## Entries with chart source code

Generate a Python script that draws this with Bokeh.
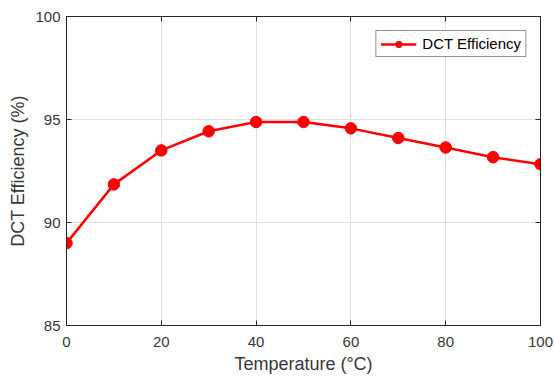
from bokeh.plotting import figure
from bokeh.models import LinearAxis, FixedTicker, Range1d, Legend, LegendItem
from bokeh.embed import file_html
from bokeh.resources import INLINE

temperature = [0, 10, 20, 30, 40, 50, 60, 70, 80, 90, 100]
efficiency = [89.0, 91.85, 93.5, 94.43, 94.88, 94.88, 94.57, 94.1, 93.64, 93.17, 92.83]
x_ticks = [0, 20, 40, 60, 80, 100]
y_ticks = [85, 90, 95, 100]

FONT = "Liberation Sans"
DARK = "#262626"
TEXT = "#383838"

p = figure(width=554, height=378, output_backend="svg", toolbar_location=None,
           x_range=Range1d(0, 100), y_range=Range1d(85, 100),
           min_border_left=66, min_border_right=14, min_border_top=16, min_border_bottom=53,
           x_axis_label="Temperature (°C)", y_axis_label="DCT Efficiency (%)")
p.background_fill_color = "white"
p.border_fill_color = "white"
p.outline_line_color = DARK
p.outline_line_width = 1

for ax, ticks in ((p.xaxis[0], x_ticks), (p.yaxis[0], y_ticks)):
    ax.ticker = FixedTicker(ticks=ticks)
    ax.major_tick_in = 5
    ax.major_tick_out = 0
    ax.minor_tick_in = 0
    ax.minor_tick_out = 0
    ax.axis_line_color = DARK
    ax.major_tick_line_color = DARK
    ax.major_label_text_font = FONT
    ax.major_label_text_font_size = "15px"
    ax.major_label_text_color = TEXT
    ax.axis_label_text_font = FONT
    ax.axis_label_text_font_size = "18px"
    ax.axis_label_text_font_style = "normal"
    ax.axis_label_text_color = TEXT
p.xaxis[0].major_label_standoff = 11
p.xaxis[0].axis_label_standoff = 4
p.yaxis[0].major_label_standoff = 6
p.yaxis[0].axis_label_standoff = 4

top = LinearAxis(ticker=FixedTicker(ticks=x_ticks), major_tick_in=5, major_tick_out=0,
                 minor_tick_in=0, minor_tick_out=0, axis_line_color=DARK,
                 major_tick_line_color=DARK, major_label_text_font_size="1px",
                 major_label_text_color=None, major_label_standoff=0)
right = LinearAxis(ticker=FixedTicker(ticks=y_ticks), major_tick_in=5, major_tick_out=0,
                   minor_tick_in=0, minor_tick_out=0, axis_line_color=DARK,
                   major_tick_line_color=DARK, major_label_text_font_size="1px",
                   major_label_text_color=None, major_label_standoff=0)
p.add_layout(top, "above")
p.add_layout(right, "right")

p.xgrid.ticker = FixedTicker(ticks=x_ticks)
p.ygrid.ticker = FixedTicker(ticks=y_ticks)
p.grid.grid_line_color = "#e0e0e0"
p.grid.grid_line_width = 1

ln = p.line(temperature, efficiency, line_color="#ff0000", line_width=2.5)
sc = p.scatter(temperature, efficiency, size=11.5, fill_color="#ff0000", line_color="#ff0000")

legend = Legend(items=[LegendItem(label="DCT Efficiency", renderers=[ln, sc])],
                location="top_right")
legend.margin = 14
legend.padding = 4
legend.spacing = 0
legend.glyph_width = 36
legend.glyph_height = 16
legend.label_text_font = FONT
legend.label_text_font_size = "15px"
legend.label_text_color = "black"
legend.label_standoff = 6
legend.border_line_color = DARK
legend.border_line_width = 1
legend.background_fill_alpha = 1
p.add_layout(legend, "center")

open("out.html", "w").write(file_html(p, INLINE))
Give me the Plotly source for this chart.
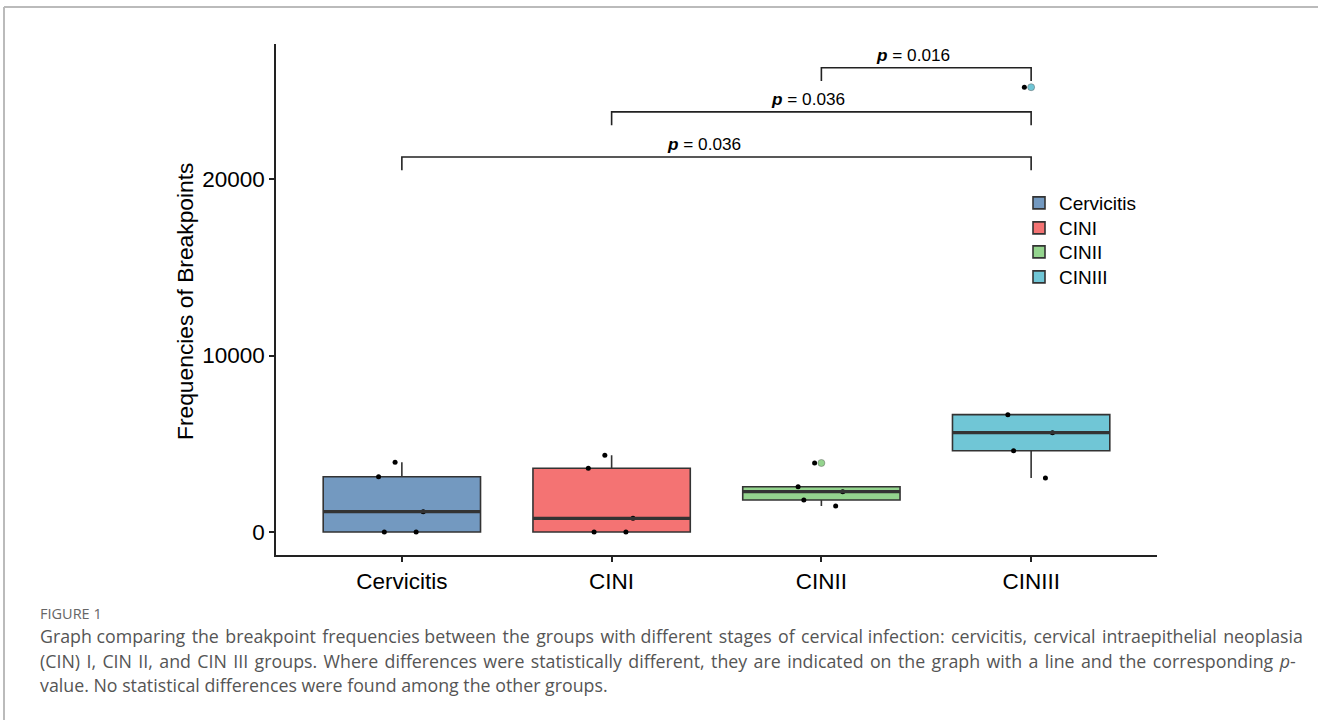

## Exercise aim
Write out all the entries word for word, but skip any images.

## Answer below
Generate a Python script that draws this with Bokeh.
from bokeh.plotting import figure
from bokeh.models import LinearAxis, FixedTicker, Range1d, Legend, LegendItem
from bokeh.embed import file_html
from bokeh.resources import INLINE

temperature = [0, 10, 20, 30, 40, 50, 60, 70, 80, 90, 100]
efficiency = [89.0, 91.85, 93.5, 94.43, 94.88, 94.88, 94.57, 94.1, 93.64, 93.17, 92.83]
x_ticks = [0, 20, 40, 60, 80, 100]
y_ticks = [85, 90, 95, 100]

FONT = "Liberation Sans"
DARK = "#262626"
TEXT = "#383838"

p = figure(width=554, height=378, output_backend="svg", toolbar_location=None,
           x_range=Range1d(0, 100), y_range=Range1d(85, 100),
           min_border_left=66, min_border_right=14, min_border_top=16, min_border_bottom=53,
           x_axis_label="Temperature (°C)", y_axis_label="DCT Efficiency (%)")
p.background_fill_color = "white"
p.border_fill_color = "white"
p.outline_line_color = DARK
p.outline_line_width = 1

for ax, ticks in ((p.xaxis[0], x_ticks), (p.yaxis[0], y_ticks)):
    ax.ticker = FixedTicker(ticks=ticks)
    ax.major_tick_in = 5
    ax.major_tick_out = 0
    ax.minor_tick_in = 0
    ax.minor_tick_out = 0
    ax.axis_line_color = DARK
    ax.major_tick_line_color = DARK
    ax.major_label_text_font = FONT
    ax.major_label_text_font_size = "15px"
    ax.major_label_text_color = TEXT
    ax.axis_label_text_font = FONT
    ax.axis_label_text_font_size = "18px"
    ax.axis_label_text_font_style = "normal"
    ax.axis_label_text_color = TEXT
p.xaxis[0].major_label_standoff = 11
p.xaxis[0].axis_label_standoff = 4
p.yaxis[0].major_label_standoff = 6
p.yaxis[0].axis_label_standoff = 4

top = LinearAxis(ticker=FixedTicker(ticks=x_ticks), major_tick_in=5, major_tick_out=0,
                 minor_tick_in=0, minor_tick_out=0, axis_line_color=DARK,
                 major_tick_line_color=DARK, major_label_text_font_size="1px",
                 major_label_text_color=None, major_label_standoff=0)
right = LinearAxis(ticker=FixedTicker(ticks=y_ticks), major_tick_in=5, major_tick_out=0,
                   minor_tick_in=0, minor_tick_out=0, axis_line_color=DARK,
                   major_tick_line_color=DARK, major_label_text_font_size="1px",
                   major_label_text_color=None, major_label_standoff=0)
p.add_layout(top, "above")
p.add_layout(right, "right")

p.xgrid.ticker = FixedTicker(ticks=x_ticks)
p.ygrid.ticker = FixedTicker(ticks=y_ticks)
p.grid.grid_line_color = "#e0e0e0"
p.grid.grid_line_width = 1

ln = p.line(temperature, efficiency, line_color="#ff0000", line_width=2.5)
sc = p.scatter(temperature, efficiency, size=11.5, fill_color="#ff0000", line_color="#ff0000")

legend = Legend(items=[LegendItem(label="DCT Efficiency", renderers=[ln, sc])],
                location="top_right")
legend.margin = 14
legend.padding = 4
legend.spacing = 0
legend.glyph_width = 36
legend.glyph_height = 16
legend.label_text_font = FONT
legend.label_text_font_size = "15px"
legend.label_text_color = "black"
legend.label_standoff = 6
legend.border_line_color = DARK
legend.border_line_width = 1
legend.background_fill_alpha = 1
p.add_layout(legend, "center")

open("out.html", "w").write(file_html(p, INLINE))
Give me the Plotly source for this chart.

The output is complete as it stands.